Mickey Guyton Plots Debut Album, ‘Remember Her Name’

A long time coming for one of country music's best vocalists...

Written by Jeremy Chua
Mickey Guyton Plots Debut Album, ‘Remember Her Name’
WASHINGTON, DC: In this image released on May 28, 2021, Country music star and Grammy-nominee Mickey Guyton performing the national anthem on stage at the Capital Concerts' "National Memorial Day Concert" in Washington, DC. The National Memorial Day Concert will be broadcast on May 30, 2021. (Photo by Paul Morigi/Getty Images for Capital Concerts)

Grammy-nominated country singer/songwriter Mickey Guyton has unveiled the title of her highly anticipated debut album: Remember Her Name. The record will be released via Universal Music Group Nashville this Fall.

In an interview with The New Yorker’s Amanda Petrusich, Guyton says the full-length project will detail “every experience that I went through during the ten years that I was in Nashville.”

“It’s a closing of this chapter of my life,” she notes, comparing it to Michelle Obama’s 2018 memoir, ‘Becoming.’

The article also shared that several of its songs “explicitly address the racism and the sexism that she’s lived through,” although a big part of it will focus on Guyton’s journey to finally finding peace as well.

Additionally, it was noted that Guyton’s full-length record—which arrives long after her 2015 debut single “Better Than You Left Me”—will feature the powerhouse vocalist delivering her personal stories over traditional country imagery and production, which include “pedal steel, Guyton’s Texas drawl, recollections of church pews and dance floors and Friday-night football.”

Guyton’s rooted identity today is not something she has had all along. For years, as a Black country recording artist, Guyton was instructed by executives to record certain types of country songs to augment her music’s plausibility and authenticity.

“Everybody kept telling me, ‘Whatever songs you write, they need to be super country, because people are gonna think that you’re not genuine.’ I wanted this opportunity so badly that I was ready to do whatever it took,” the singer told The New Yorker. “But every time I turned something in—‘No, that sounds too pop.’ I was trying to figure it out. You want me to put a fiddle on this song? Twang it out more? What do you want?  Meanwhile, I’m watching the whole industry put out records that had all these R&B cadences, these R&B phrases.” 

She added, “I was frustrated, and not just by my own story. But God forbid anyone say anything, because, if you say something, then country radio is gonna cancel you, they’re not gonna play your stuff,” before referencing The Chicks.

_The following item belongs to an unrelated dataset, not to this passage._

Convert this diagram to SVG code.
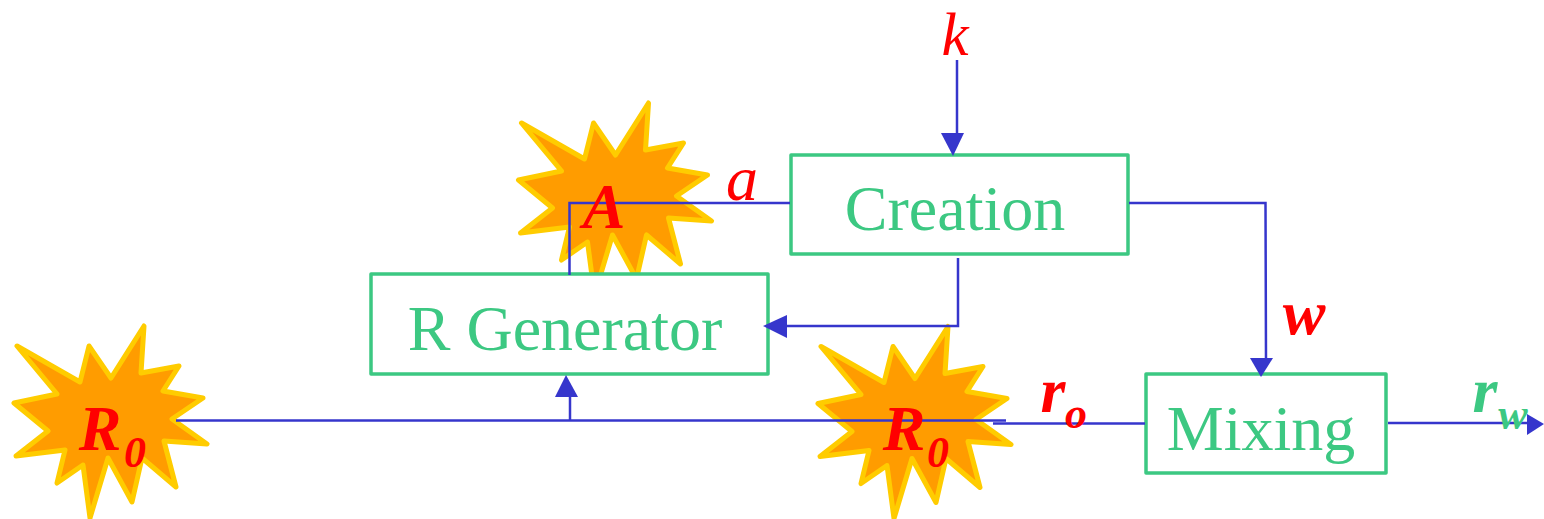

In the article, The New Yorker also highlighted two of the album’s song titles and lyrics. They include “Love My Hair,” where Guyton reflects in hindsight, “If I could go back to twelve / I would tell myself / Straight up or down / Baby, that’s your crown,” and the powerful lyric, “We got the same stars, same stripes,” in “All American.”

Remember Her Name will follow Guyton’s Bridges EP, which included the Grammy-nominated “Black Like Me,” “What Are You Gonna Tell Her?” and the current single, “Heaven Down Her.”